Written task:
What is needed is an exact copy of the lines from the one containing "Recreate this image" to the one containing "Chart.register(...registerables);", both lines included, and no other lines.

## start Data for this task

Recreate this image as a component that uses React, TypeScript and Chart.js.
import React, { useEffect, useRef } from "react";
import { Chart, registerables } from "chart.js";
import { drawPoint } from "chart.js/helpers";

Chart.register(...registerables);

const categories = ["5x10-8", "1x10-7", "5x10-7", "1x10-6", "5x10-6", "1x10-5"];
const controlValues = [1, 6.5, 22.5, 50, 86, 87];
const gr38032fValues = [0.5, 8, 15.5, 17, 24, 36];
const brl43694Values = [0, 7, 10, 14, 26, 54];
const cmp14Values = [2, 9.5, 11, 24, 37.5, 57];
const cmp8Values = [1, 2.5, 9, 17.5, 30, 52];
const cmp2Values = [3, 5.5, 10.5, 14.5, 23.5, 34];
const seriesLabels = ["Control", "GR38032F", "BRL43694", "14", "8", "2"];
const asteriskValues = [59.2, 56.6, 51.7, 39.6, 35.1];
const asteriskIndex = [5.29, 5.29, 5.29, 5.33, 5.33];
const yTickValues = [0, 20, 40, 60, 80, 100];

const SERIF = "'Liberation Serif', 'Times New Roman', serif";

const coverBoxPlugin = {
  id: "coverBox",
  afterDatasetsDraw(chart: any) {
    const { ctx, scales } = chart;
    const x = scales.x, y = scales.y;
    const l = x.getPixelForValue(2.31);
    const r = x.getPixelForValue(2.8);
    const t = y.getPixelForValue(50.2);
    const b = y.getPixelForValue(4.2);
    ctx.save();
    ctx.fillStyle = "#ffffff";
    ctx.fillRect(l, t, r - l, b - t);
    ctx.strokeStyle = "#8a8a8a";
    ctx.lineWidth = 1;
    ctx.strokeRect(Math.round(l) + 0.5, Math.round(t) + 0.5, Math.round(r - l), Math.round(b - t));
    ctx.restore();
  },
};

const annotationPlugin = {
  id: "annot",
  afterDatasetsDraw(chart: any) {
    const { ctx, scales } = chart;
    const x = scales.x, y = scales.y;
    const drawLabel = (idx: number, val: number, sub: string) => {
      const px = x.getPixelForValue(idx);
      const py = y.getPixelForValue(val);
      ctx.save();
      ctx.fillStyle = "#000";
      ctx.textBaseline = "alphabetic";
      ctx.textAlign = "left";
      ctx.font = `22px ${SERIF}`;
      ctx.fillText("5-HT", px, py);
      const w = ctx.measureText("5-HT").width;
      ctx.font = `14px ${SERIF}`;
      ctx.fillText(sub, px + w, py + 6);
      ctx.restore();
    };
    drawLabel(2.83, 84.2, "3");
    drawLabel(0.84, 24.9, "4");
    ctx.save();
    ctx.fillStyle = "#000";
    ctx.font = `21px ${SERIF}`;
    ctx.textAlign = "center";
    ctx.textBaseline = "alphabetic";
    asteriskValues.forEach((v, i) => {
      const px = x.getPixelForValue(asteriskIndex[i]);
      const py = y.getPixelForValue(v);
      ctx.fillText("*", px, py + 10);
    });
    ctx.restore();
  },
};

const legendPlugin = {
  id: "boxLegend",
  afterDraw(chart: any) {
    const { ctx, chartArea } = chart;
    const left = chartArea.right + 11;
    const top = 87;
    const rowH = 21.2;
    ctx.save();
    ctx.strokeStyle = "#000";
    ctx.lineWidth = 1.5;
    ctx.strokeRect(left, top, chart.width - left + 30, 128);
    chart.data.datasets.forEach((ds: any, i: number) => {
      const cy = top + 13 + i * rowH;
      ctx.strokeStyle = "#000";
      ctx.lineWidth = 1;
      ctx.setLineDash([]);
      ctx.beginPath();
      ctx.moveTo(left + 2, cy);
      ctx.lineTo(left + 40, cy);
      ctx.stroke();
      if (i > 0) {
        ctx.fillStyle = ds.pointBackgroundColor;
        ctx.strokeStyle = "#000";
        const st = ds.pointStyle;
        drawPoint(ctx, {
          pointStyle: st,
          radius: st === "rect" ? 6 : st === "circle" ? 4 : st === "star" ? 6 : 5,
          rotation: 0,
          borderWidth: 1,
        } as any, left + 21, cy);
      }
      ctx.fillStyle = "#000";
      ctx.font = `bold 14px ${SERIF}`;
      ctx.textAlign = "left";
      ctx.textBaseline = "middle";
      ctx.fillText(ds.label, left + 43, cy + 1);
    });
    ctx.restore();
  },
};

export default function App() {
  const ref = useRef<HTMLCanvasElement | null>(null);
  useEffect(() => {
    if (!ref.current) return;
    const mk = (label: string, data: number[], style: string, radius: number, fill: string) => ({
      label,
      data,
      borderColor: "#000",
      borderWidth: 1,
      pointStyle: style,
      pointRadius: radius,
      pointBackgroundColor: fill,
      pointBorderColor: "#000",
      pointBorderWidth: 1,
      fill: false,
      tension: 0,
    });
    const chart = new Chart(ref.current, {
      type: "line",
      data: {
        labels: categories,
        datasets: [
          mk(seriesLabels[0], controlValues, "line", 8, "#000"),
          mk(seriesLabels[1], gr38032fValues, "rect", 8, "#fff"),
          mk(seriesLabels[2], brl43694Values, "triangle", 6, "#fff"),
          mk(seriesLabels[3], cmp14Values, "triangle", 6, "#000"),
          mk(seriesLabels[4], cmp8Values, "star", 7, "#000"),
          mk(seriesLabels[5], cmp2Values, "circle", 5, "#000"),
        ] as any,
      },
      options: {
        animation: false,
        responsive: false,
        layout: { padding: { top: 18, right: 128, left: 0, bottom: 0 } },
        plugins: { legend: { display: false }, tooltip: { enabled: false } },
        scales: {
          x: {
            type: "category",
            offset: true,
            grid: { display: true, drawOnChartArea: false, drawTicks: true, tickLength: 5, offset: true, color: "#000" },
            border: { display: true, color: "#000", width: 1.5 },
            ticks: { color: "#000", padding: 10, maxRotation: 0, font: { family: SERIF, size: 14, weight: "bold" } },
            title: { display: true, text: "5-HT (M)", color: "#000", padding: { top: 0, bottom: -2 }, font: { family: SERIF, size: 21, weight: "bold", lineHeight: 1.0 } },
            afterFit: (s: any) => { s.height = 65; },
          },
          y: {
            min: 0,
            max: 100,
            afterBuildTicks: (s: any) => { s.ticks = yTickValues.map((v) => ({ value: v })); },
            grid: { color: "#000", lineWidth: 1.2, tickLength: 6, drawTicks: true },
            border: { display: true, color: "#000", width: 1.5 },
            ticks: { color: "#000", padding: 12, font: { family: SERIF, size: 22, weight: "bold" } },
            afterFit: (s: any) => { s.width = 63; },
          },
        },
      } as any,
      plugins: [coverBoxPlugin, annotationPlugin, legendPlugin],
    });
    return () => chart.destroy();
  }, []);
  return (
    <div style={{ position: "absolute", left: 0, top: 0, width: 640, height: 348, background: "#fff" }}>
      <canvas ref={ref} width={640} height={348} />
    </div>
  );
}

## end Data for this task
## start Data for this task

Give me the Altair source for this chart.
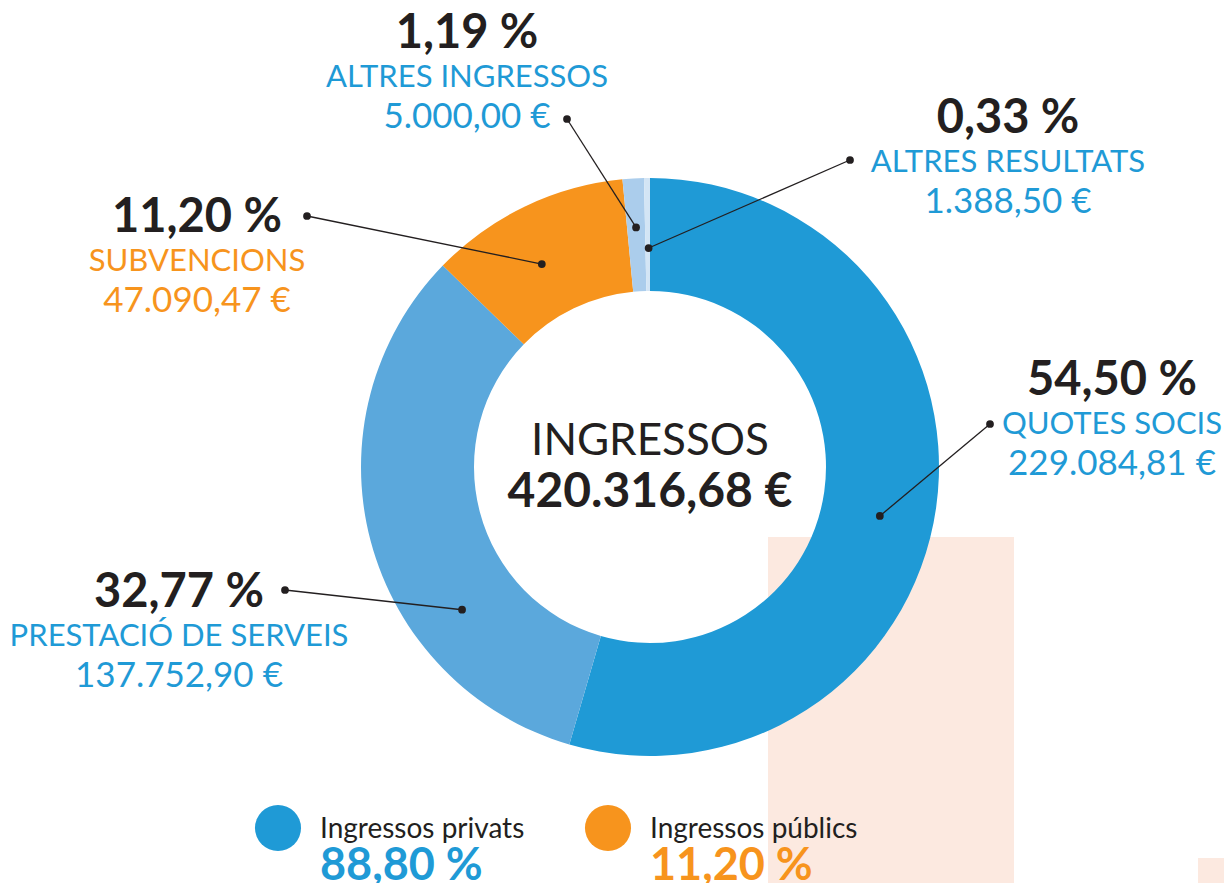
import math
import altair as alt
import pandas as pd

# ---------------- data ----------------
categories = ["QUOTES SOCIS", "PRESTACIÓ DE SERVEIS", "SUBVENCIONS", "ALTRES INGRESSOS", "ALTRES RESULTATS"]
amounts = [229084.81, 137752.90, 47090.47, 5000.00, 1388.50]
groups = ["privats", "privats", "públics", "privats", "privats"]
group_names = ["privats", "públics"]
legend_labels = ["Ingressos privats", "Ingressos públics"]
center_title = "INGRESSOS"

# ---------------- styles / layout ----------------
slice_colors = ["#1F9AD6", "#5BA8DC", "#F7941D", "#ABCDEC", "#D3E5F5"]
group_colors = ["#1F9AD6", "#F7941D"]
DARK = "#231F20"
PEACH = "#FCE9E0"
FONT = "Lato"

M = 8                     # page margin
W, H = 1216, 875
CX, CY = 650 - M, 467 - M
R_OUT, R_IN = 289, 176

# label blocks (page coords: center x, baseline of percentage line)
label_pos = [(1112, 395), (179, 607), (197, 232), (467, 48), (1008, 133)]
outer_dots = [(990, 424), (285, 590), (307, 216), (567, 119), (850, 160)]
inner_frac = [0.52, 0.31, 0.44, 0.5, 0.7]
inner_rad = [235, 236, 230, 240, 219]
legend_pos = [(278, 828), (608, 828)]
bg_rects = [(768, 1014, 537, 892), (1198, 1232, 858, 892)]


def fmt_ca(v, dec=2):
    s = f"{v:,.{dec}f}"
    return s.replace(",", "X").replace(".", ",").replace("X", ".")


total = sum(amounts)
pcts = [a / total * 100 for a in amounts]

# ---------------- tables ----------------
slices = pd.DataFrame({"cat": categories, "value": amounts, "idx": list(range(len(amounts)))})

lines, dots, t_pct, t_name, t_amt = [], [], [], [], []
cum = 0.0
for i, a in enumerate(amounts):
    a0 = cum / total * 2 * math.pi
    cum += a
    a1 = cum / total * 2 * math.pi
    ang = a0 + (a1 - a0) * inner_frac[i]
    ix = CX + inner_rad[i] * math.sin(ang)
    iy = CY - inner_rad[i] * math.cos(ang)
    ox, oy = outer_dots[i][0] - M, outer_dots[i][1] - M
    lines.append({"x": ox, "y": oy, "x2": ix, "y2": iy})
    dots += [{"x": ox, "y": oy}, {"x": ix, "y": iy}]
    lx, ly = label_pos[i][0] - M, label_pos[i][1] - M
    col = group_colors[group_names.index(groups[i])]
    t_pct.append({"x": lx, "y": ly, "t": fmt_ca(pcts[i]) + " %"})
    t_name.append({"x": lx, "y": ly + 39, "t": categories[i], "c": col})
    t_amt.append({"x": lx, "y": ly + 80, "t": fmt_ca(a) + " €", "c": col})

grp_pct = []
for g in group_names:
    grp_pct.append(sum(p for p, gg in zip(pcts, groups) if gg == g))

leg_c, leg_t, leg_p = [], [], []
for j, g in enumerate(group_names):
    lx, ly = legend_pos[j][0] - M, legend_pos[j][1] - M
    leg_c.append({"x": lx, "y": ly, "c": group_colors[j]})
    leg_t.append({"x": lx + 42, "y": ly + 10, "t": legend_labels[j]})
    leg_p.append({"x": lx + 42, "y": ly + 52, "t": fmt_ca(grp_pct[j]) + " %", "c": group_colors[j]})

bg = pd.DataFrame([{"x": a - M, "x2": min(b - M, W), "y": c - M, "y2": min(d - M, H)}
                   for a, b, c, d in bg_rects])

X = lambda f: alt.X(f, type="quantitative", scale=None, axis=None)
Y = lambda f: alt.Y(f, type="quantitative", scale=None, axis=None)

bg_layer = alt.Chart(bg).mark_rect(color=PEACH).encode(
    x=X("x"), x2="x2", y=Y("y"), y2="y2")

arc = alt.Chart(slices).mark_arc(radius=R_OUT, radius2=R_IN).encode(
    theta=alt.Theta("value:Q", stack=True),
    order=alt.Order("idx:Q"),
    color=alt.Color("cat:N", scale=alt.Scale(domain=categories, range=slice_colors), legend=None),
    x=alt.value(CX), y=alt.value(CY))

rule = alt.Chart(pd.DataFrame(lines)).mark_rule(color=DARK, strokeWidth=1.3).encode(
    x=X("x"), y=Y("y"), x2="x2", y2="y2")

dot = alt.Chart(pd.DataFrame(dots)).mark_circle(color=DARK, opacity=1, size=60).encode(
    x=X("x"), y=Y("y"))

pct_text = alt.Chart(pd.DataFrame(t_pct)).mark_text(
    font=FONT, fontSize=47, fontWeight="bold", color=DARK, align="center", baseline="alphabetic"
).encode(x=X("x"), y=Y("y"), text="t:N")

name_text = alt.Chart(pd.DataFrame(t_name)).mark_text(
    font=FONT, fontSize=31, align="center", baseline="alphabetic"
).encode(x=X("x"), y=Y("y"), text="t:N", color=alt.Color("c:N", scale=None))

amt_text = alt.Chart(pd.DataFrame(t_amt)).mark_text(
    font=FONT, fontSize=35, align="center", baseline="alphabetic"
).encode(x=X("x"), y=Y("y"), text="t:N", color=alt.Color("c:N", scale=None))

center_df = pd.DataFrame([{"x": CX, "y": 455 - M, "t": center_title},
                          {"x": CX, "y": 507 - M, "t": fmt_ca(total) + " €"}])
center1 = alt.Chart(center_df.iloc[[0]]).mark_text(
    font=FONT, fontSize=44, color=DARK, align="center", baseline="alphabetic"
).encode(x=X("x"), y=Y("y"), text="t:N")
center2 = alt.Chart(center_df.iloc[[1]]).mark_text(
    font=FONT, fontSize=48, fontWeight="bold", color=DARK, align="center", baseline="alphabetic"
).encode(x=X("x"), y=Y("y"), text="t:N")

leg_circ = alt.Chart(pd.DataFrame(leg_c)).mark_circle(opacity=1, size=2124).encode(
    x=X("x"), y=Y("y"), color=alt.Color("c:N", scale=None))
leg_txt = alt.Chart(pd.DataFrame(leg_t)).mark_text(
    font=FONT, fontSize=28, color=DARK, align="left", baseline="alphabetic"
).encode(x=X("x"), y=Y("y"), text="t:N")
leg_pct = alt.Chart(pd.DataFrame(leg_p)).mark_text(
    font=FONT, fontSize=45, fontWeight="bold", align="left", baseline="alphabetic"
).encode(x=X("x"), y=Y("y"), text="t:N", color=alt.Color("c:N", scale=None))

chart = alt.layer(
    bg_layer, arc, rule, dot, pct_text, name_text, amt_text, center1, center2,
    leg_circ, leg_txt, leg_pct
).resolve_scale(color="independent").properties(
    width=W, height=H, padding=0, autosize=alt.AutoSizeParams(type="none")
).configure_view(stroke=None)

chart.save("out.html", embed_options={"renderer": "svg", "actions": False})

## end Data for this task
## start Data for this task

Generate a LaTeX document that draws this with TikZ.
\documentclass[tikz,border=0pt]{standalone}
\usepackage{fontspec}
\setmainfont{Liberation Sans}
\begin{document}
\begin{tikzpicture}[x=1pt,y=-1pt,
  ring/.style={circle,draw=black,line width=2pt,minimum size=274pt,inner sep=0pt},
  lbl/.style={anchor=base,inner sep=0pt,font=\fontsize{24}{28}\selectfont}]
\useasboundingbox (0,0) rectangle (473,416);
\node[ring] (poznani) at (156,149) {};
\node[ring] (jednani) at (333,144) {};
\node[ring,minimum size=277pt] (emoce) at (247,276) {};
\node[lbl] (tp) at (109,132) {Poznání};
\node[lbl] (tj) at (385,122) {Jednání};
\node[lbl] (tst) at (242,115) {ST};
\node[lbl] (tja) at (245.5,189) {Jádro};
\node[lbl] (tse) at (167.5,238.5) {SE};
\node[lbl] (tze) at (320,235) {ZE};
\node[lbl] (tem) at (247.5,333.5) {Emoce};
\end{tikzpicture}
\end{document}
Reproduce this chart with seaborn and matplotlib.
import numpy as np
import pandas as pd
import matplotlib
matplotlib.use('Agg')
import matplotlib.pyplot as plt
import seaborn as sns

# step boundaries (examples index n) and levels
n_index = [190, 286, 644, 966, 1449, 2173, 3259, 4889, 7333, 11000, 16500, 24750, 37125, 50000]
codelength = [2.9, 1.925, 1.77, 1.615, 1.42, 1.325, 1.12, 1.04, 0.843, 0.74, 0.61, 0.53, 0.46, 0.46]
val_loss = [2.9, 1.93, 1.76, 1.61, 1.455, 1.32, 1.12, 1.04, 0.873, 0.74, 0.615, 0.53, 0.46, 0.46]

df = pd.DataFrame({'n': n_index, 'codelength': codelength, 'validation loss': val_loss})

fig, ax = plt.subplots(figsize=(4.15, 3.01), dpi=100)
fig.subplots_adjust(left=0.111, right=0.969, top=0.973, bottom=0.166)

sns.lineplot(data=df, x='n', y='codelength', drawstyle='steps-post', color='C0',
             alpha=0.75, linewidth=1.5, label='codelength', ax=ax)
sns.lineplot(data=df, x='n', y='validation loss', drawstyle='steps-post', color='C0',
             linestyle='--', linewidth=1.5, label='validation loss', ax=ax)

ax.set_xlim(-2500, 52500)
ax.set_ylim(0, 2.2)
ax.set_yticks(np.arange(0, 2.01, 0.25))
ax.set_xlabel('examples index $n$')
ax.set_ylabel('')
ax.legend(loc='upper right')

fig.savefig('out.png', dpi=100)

## end Data for this task

Full output:
Recreate this image as a component that uses React, TypeScript and Chart.js.
import React, { useEffect, useRef } from "react";
import { Chart, registerables } from "chart.js";
import { drawPoint } from "chart.js/helpers";

Chart.register(...registerables);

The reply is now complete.